- -- Crepes:
- 1 cup quick-mixing flour, such as Wondra
- 2/3 cup 2% reduced-fat milk
- 2/3 cup cold water
- 3 eggs
- 6 tablespoons melted butter, divided
- 1/4 teaspoon salt
- 2 medium zucchini, cut into bite-size pieces (about 2 cups)
- 1 -- green bell pepper, cored, seeded and cut into bite-size pieces (about 1 cup)
- 1 medium sweet onion, coarsely chopped (about 3/4 cup)
- 2 cups grape tomatoes
- 2 tablespoons olive oil
- 1/2 teaspoon kosher salt
- 1/4 teaspoon dried thyme
- -- Coarsely ground black pepper
- 5 ounces brie cheese, softened
To prepare crepes, place flour in a medium bowl.

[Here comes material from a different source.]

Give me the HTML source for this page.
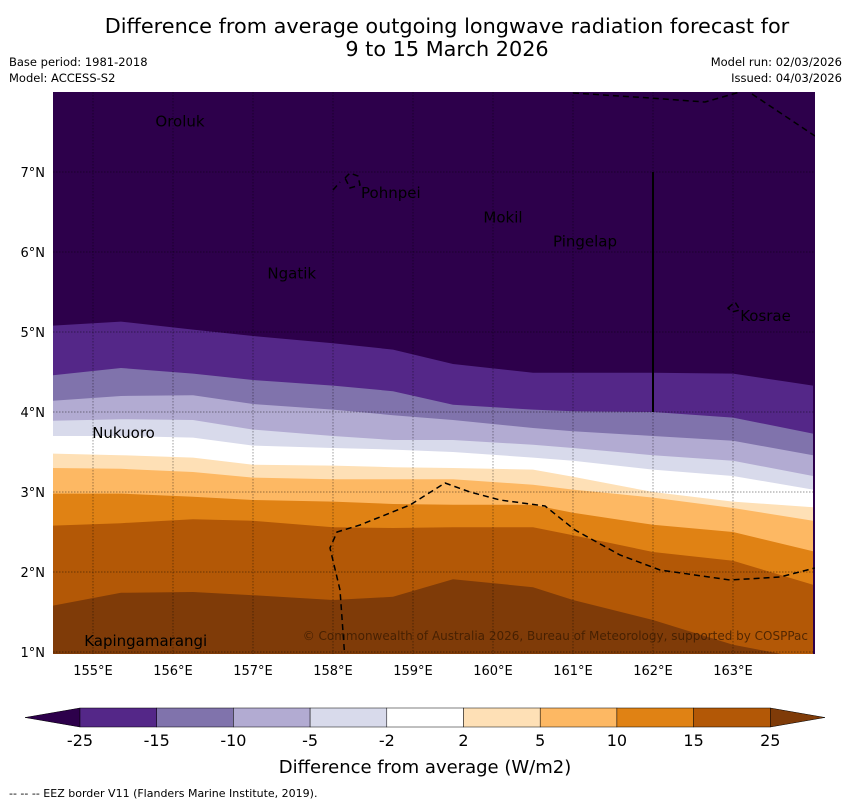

Gradually whisk in milk and water until smooth. Whisk in eggs, 3 tablespoons butter and salt. Let stand 10 minutes. (This allows the flour to absorb the liquid.)
Heat an 8- or 9-inch crepe pan over medium-high heat until hot. Lightly brush pan with some of the remaining melted butter.
Pour 1/4 cup batter into the center of pan. Quickly tilt in all directions. (Batter should lightly cover the bottom of pan.) Cook 30 seconds. Lift edge with a spatula to check doneness. Shake and jerk the pan by its handle to loosen crepe. Turn crepe over with your fingers or a spatula, or flip. Cook 15 to 20 seconds. (Second side will be spotty brown.)
Transfer to a wire rack to cool. Repeat with remaining batter and melted butter. Makes 10 crepes.
Preheat oven to 350F.
To prepare filling, place zucchini, bell pepper, onion and tomatoes in a large baking pan. Drizzle with olive oil. Add salt, thyme and pepper. Roast 30 minutes or until tender. Makes about 3 cups.
Spread 2 tablespoons cheese on half of each crepe. Top with about 1/3 cup roasted vegetables. Fold in half then in half again.